Energy recovered from a regenerative braking system

[sanderalan]

Homework Statement

Energy recovered from a regenerative braking system. Where the maximum regenerative braking is 75% at 1.5g from 100 km/h for 0.5 seconds

Relevant Equations

E = (1/2) * (m) * (delta v ^ 2)

Start velocity is 100 km/h, at 1.5g for 0.5 seconds the end velocity will be 73,52 km/h. So the energy can be calculated if the mass is present, but it is not given. Is there a way to calculate the regenerated energy with the given information?

 

[jbriggs444]

E = (1/2) * (m) * (delta v ^ 2)

Where did you get this equation?

 

[scottdave]

Maybe the OP meant delta (v^2).

 

[sanderalan]

Where did you get this equation?

https://engineering.stackexchange.c...:text=And V=rω=d,of energy is not significant.

 

[jbriggs444]

https://engineering.stackexchange.com/questions/24993/calculating-the-braking-energy-of-a-vehicle#:~:text=And V=rω=d,of energy is not significant.

The equation is wrong. So let's look at that source to see whether you are misinterpreting it.

As I suspected, that equation does not appear on the page you reference.

 

[sanderalan]

The equation is wrong. So let's look at that source to see whether you are misinterpreting it.

As I suspected, that equation does not appear on the page you reference.

What about
"The linear energy change is equal to:

Ke linear change =(1/2)mv1^2−(1/2)mv2^2"??

Please understand that I am working with limited information and this is what I found, Physics is not my expertise but I want to understand what I am missing in this problem...

 

[berkeman]

Homework Statement:: Energy recovered from a regenerative braking system. Where the maximum regenerative braking is 75% at 1.5g from 100 km/h for 0.5 seconds
Relevant Equations:: E = (1/2) * (m) * (delta v ^ 2)

So the energy can be calculated if the mass is present, but it is not given. Is there a way to calculate the regenerated energy with the given information?

The KE is definitely dependent on the mass. Is there more to the question?

 

[jbriggs444]

What about
"The linear energy change is equal to:

Ke linear change =(1/2)mv1^2−(1/2)mv2^2"??

as @scottdave has noted, ${v_1}^2 - {v_2}^2$ is different from $(v_1-v_2)^2$.

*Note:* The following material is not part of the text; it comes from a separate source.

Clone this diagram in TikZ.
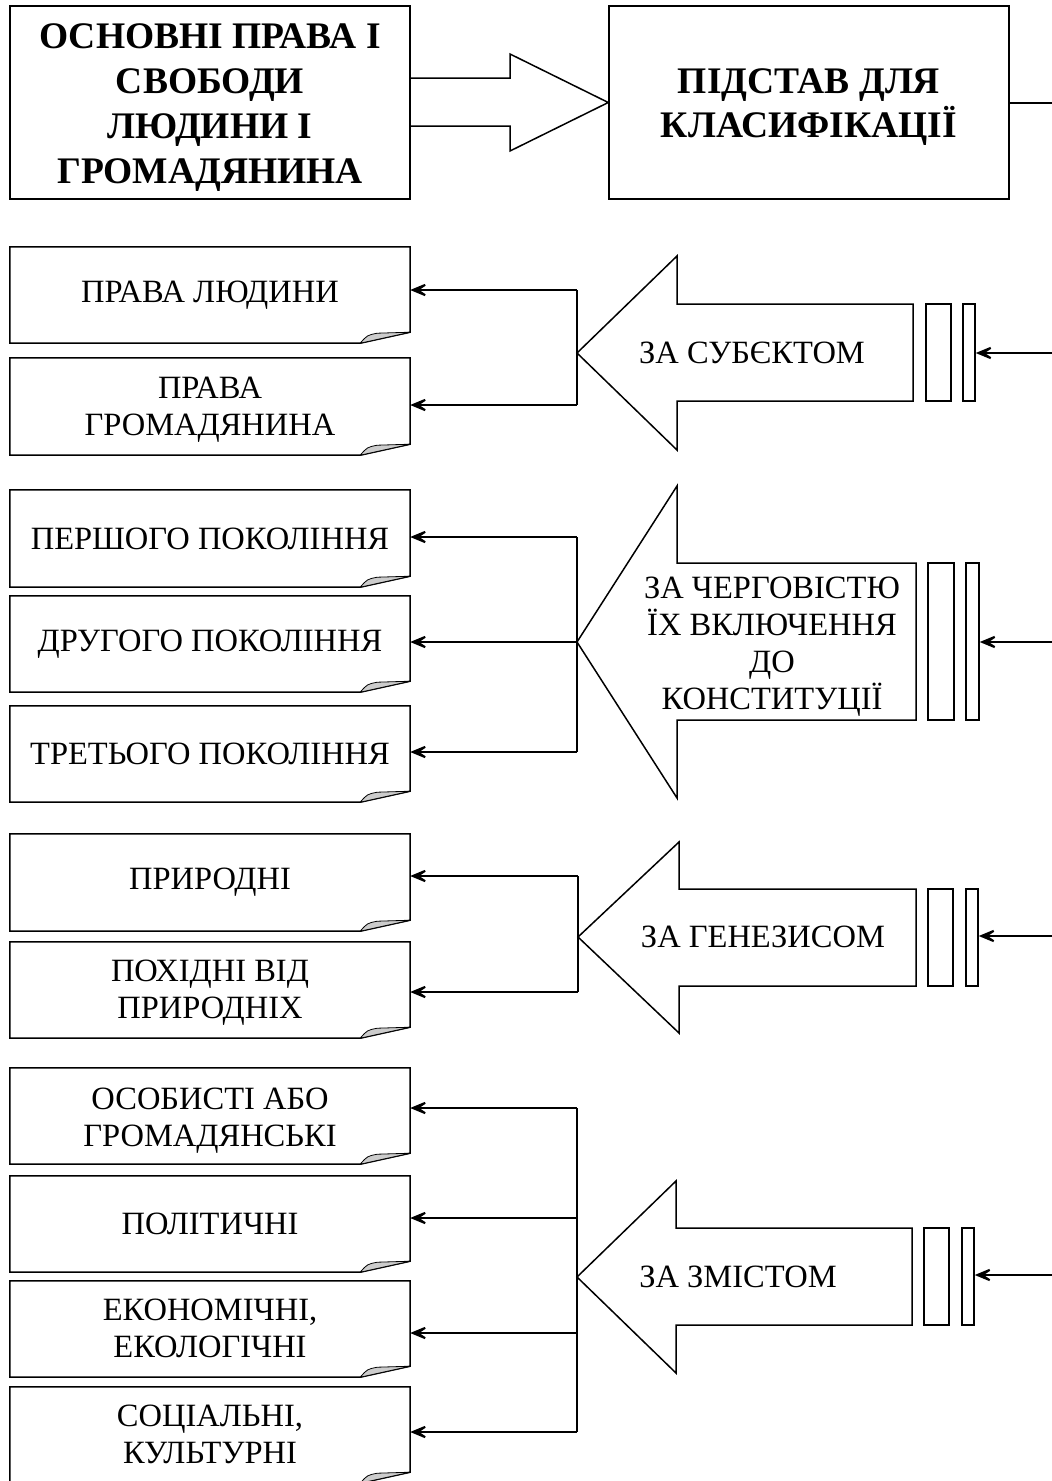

You were right to notice that kinetic energy depends on mass and that knowing the initial and final velocities does not help determine how much energy is gained or lost unless you also know the mass.

 

[sanderalan]

Thanks! Seems like the question was not complete in this case, as no mass was given

 

[haruspex]

Thanks! Seems like the question was not complete in this case, as no mass was given

Depending on the way in which you are required to submit your answer, you could say "if the mass is m then the energy recouped is. ...m."